Petitioner relies on Orin Mgt. Corp. v New York City Conciliation & Appeals Bd. (NYLJ, Mar. 7, 1984, at 6, col 1 [Sup Ct, NY County]) for the proposition that a person who rents after a reduction to "fewer than six units” is not subject to stabilization. That case is sui generis; it involved an owner who divided the ownership of a garden apartment complex and wished to sell the individual units. The CAB had ordered, inter alia, that if the separated units became vacant they would be destabilized; the court did not even discuss- that portion of the CAB order since it was not challenged in the CPLR article 78 proceeding. Orin correctly stands for the proposition that the reduction in the number of units does not affect the remaining units. (Meyer v Terasaki, supra.)

It appears that the remaining question is whether the mere reduction in the number of units should result in the destabilization of the building. The City Council’s 1974 declaration, that an "emergency exists and will continue to exist for all classes of housing accommodations within the City of New York” (Resolution No. 276), which invoked ETPA, is particularly applicable to buildings where units have been removed from the city’s housing stock. In ETPA the Legislature carefully limited the post-1974 acts which could permit destabiliza*631tion. (ETPA § 5 [a] [5], [6], [11].) While reduction in the number of units, by itself, is not on that list, "substantial rehabilitation” of the premises which results in a reduction of the number of units may well be. (ETPA § 5 [a] [5]; see, e.g., 156 W. 92nd St. Corp. v Johnson, NYLJ, Oct. 21, 1987, at 7, col 1 [App Term, 1st Dept]; Hickey v Bomark Fabrics, 120 Misc 2d 597 [App Term, 1st Dept].) Although petitioner asserts that there was a "substantial rehabilitation” here, there is no proof whatever showing what construction was done when the number of units was reduced and whether it meets the test of "substantiality”. (See, Matter of Romanow v Heller, supra; Nelson v Yates, 127 Misc 2d 234; Goodman v Ramirez, 100 Misc 2d 881; Hickey v Bomark Fabrics, 111 Misc 2d 812, affd 120 Misc 2d 597.) Mere cosmetic work and a reduction in the number of units is inadequate. (156 W. 92nd St. Corp. v Johnson, supra.) This result is consistent with the legislative purpose of improving and maintaining housing units in the city. (See, Administrative Code § 27-2002.)
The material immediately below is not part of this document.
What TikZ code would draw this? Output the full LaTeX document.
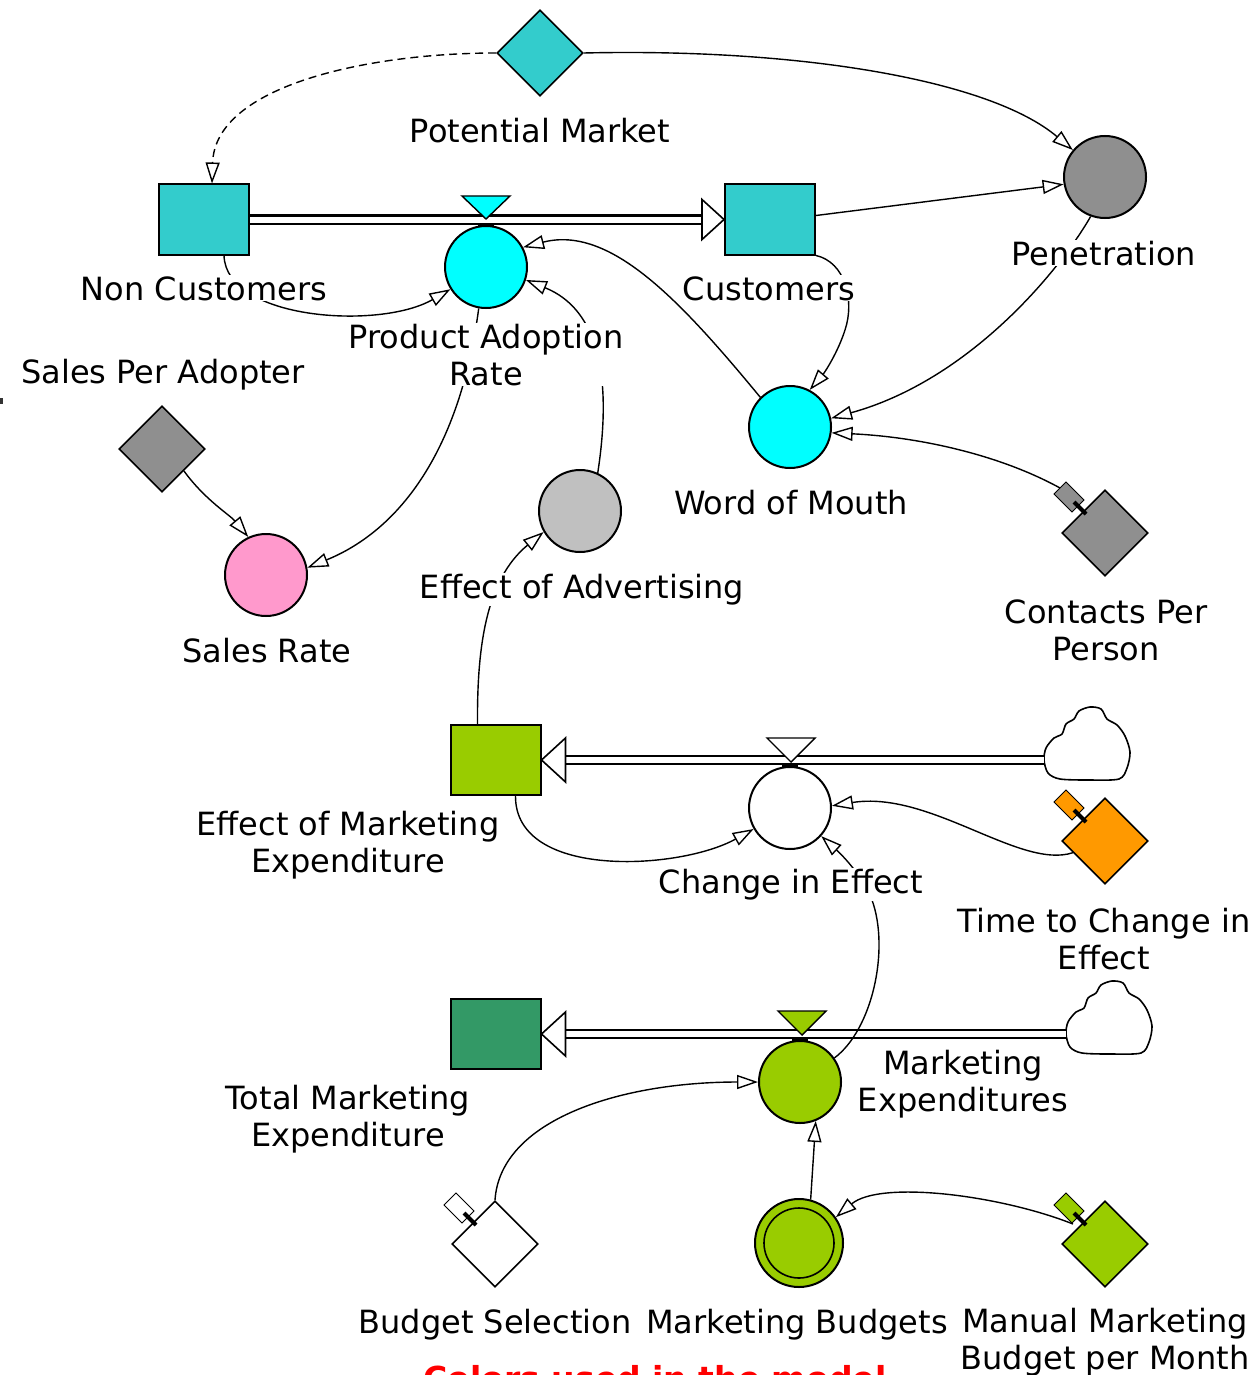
\documentclass[tikz,border=0pt]{standalone}
\usepackage{fontspec}
\setmainfont{DejaVu Sans}
\usetikzlibrary{shapes.geometric,arrows.meta,calc}
\definecolor{cTeal}{RGB}{51,204,204}
\definecolor{cCyan}{RGB}{0,255,255}
\definecolor{cGray}{RGB}{143,143,143}
\definecolor{cLGray}{RGB}{192,192,192}
\definecolor{cPink}{RGB}{255,153,204}
\definecolor{cGreen}{RGB}{153,204,0}
\definecolor{cDGreen}{RGB}{51,153,102}
\definecolor{cOrange}{RGB}{255,153,0}
\definecolor{cRed}{RGB}{255,0,0}
\tikzset{
  pics/slider/.style={code={
    \draw[line width=1pt, fill=#1] (6,-6) -- (24,12) -- (12,24) -- (-6,6) -- cycle;
    \draw[line width=4pt] (14,14) -- (26,26);
  }},
  pics/cloudpic/.style={code={
    \draw[line width=1.6pt, fill=white] plot[smooth cycle, tension=0.5] coordinates
      {(1,53) (3,41) (11,31) (19,27) (23,17) (31,12) (36,4) (47,0) (58,2) (64,12) (74,18) (82,29) (87,45) (84,61) (76,72) (46,73) (17,72) (5,66)};
  }}
}
\begin{document}
\begin{tikzpicture}[x=1pt,y=-1pt,
  lbl/.style={fill=white, inner sep=1pt, font=\fontsize{32}{37}\selectfont, align=center, anchor=base},
  stock/.style={draw, line width=2pt, rectangle, minimum width=90pt, minimum height=70pt, inner sep=0pt},
  aux/.style={draw, line width=2pt, circle, minimum size=82pt, inner sep=0pt},
  const/.style={draw, line width=1.6pt, diamond, aspect=1, minimum width=86pt, minimum height=86pt, inner sep=0pt},
  link/.style={line width=1.4pt, -{Triangle[open, length=21pt, width=14pt, line width=1.4pt]}},
  pipe/.style={line width=2.2pt, double=white, double distance=6pt},
  flowtip/.style={line width=1.6pt, fill=white},
  valve/.style={line width=1.4pt},
  ]
\clip (0,0) rectangle (1259,1375);
\fill[white] (0,0) rectangle (1259,1375);
\fill[black!80] (0,398) rectangle (3,404);

% ---------- nodes ----------
\node[const, fill=cTeal] (pm) at (540,53) {};
\node[stock, fill=cTeal] (nc) at (204,219.5) {};
\node[stock, fill=cTeal] (cu) at (770,219.5) {};
\node[aux, fill=cCyan] (par) at (486,267) {};
\node[aux, fill=cGray] (pen) at (1105,177) {};
\node[aux, fill=cCyan] (wom) at (790,427) {};
\node[const, fill=cGray] (cpp) at (1105,533) {};
\node[const, fill=cGray] (spa) at (162,449) {};
\node[aux, fill=cPink] (sr) at (266,575) {};
\node[aux, fill=cLGray] (eoa) at (580,511) {};
\node[stock, fill=cGreen] (eme) at (495.5,760) {};
\node[aux, fill=white] (cie) at (790,808) {};
\node[const, fill=cOrange] (tce) at (1105,841) {};
\node[stock, fill=cDGreen] (tme) at (495.5,1034) {};
\node[aux, fill=cGreen] (me) at (800,1082) {};
\node[const, fill=white] (bs) at (495,1244) {};
\node[aux, fill=cGreen, minimum size=88pt] (mb) at (799,1243) {};
\node[circle, draw, line width=1.6pt, minimum size=70pt, inner sep=0pt] (mbin) at (mb) {};
\node[const, fill=cGreen] (mm) at (1105,1244) {};

\coordinate (cl1) at (1044,760);
\coordinate (cl2) at (1066,1034);
\coordinate (cppPin) at ([shift={(-45,-45)}]cpp.center);
\coordinate (mmArc) at ([shift={(-32,-20)}]mm.center);

% ---------- clouds ----------
\pic at (1043,707) {cloudpic};
\pic at (1065,981) {cloudpic};

% ---------- pipes ----------
\draw[pipe] (nc.east) -- ([xshift=-22pt]cu.west);
\draw[flowtip] (cu.west) -- ([shift={(-22,-20)}]cu.west) -- ([shift={(-22,20)}]cu.west) -- cycle;
\draw[pipe] (cl1) -- ([xshift=24pt]eme.east);
\draw[flowtip] (eme.east) -- ([shift={(24,-22)}]eme.east) -- ([shift={(24,22)}]eme.east) -- cycle;
\draw[pipe] (cl2) -- ([xshift=24pt]tme.east);
\draw[flowtip] (tme.east) -- ([shift={(24,-22)}]tme.east) -- ([shift={(24,22)}]tme.east) -- cycle;

% ---------- valves ----------
\draw[valve, fill=cCyan] ([shift={(-24,-29)}]par.north) -- ([shift={(24,-29)}]par.north) -- ([shift={(0,-6)}]par.north) -- cycle;
\draw[line width=3pt] ([xshift=-8pt]par.north) -- ([xshift=8pt]par.north);
\draw[valve, fill=white] ([shift={(-23,-28)}]cie.north) -- ([shift={(25,-28)}]cie.north) -- ([shift={(1,-4)}]cie.north) -- cycle;
\draw[line width=3pt] ([xshift=-8pt]cie.north) -- ([xshift=8pt]cie.north);
\draw[valve, fill=cGreen] ([shift={(-22,-29)}]me.north) -- ([shift={(26,-29)}]me.north) -- ([shift={(2,-5)}]me.north) -- cycle;
\draw[line width=3pt] ([xshift=-8pt]me.north) -- ([xshift=8pt]me.north);

% ---------- links ----------
\draw[link, dash pattern=on 8pt off 5pt] (pm.west) .. controls (370,53) and (215,85) .. ([xshift=8pt]nc.north);
\draw[link] (pm.east) .. controls (800,48) and (990,80) .. (pen.140);
\draw[link] ([yshift=4pt]cu.east) -- (pen.190);
\draw[link] ([xshift=20pt]nc.south) .. controls (226,320) and (380,330) .. (par.212);
\draw[link] (wom.135) .. controls (680,300) and (610,225) .. (par.28);
\draw[link] (eoa.65) .. controls (612,380) and (600,310) .. (par.-18);
\draw[link] (par.-100) .. controls (460,450) and (400,530) .. (sr.10);
\draw[link] (spa.-45) .. controls (205,500) and (230,515) .. (sr.115);
\draw[link] (cu.south east) .. controls (845,262) and (855,300) .. (845,330) .. controls (838,352) and (825,372) .. (wom.62);
\draw[link] (pen.-110) .. controls (1060,270) and (970,380) .. (wom.12);
\draw[link] (cppPin) .. controls (1000,455) and (920,437) .. (wom.-8);
\draw[link] ([xshift=-18pt]eme.north) .. controls (477,650) and (485,580) .. (eoa.-150);
\draw[link] ([xshift=20pt]eme.south) .. controls (515,880) and (680,870) .. (cie.-150);
\draw[link] (tce.200) .. controls (1020,870) and (930,790) .. (cie.3);
\draw[link] (me.35) .. controls (872,1030) and (890,950) .. (872,900) .. controls (862,875) and (842,855) .. (cie.-42);
\draw[link] (bs.north) .. controls (500,1120) and (620,1082) .. (me.west);
\draw[link] (mb.75) -- (me.-68);
\draw[link] (mmArc) .. controls (1000,1195) and (880,1180) .. (mb.35);

% ---------- sliders ----------
\pic at (cppPin) {slider=cGray};
\pic at ([shift={(-45,-45)}]tce.center) {slider=cOrange};
\pic at ([shift={(-45,-45)}]bs.center) {slider=white};
\pic at ([shift={(-45,-45)}]mm.center) {slider=cGreen};

% ---------- labels (base = baseline of last line) ----------
\node[lbl] (pmL) at (540,143) {Potential Market};
\node[lbl] (ncL) at (204,300) {Non Customers};
\node[lbl] (cuL) at (769,300) {Customers};
\node[lbl] (parL) at (486,385) {Product Adoption\\Rate};
\node[lbl] (penL) at (1104,265) {Penetration};
\node[lbl] (spaL) at (163,383) {Sales Per Adopter};
\node[lbl] (womL) at (791,514) {Word of Mouth};
\node[lbl] (eoaL) at (582,598) {Effect of Advertising};
\node[lbl] (cppL) at (1106,660) {Contacts Per\\Person};
\node[lbl] (srL) at (267,662) {Sales Rate};
\node[lbl] (emeL) at (348,872) {Effect of Marketing\\Expenditure};
\node[lbl] (cieL) at (791,893) {Change in Effect};
\node[lbl] (tceL) at (1104,969) {Time to Change in\\Effect};
\node[lbl] (tmeL) at (348,1146) {Total Marketing\\Expenditure};
\node[lbl] (meL) at (963,1111) {Marketing\\Expenditures};
\node[lbl] (bsL) at (495,1333) {Budget Selection};
\node[lbl] (mbL) at (797,1333) {Marketing Budgets};
\node[lbl] (mmL) at (1105,1369) {Manual Marketing\\Budget per Month};
\node[lbl, text=cRed, font=\bfseries\fontsize{33}{38}\selectfont] (redL) at (655,1390) {Colors used in the model};
\end{tikzpicture}
\end{document}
The proof shows that the building was subject to ETPA or RSL before the reduction in the number of units and there is no proof that there has been a sufficient "rehabilitation”. Thus, the court finds the respondents’ unit to be rent stabilized. The parties agree that the papers are inadequate to support the proceeding against stabilized tenants. The petition is dismissed.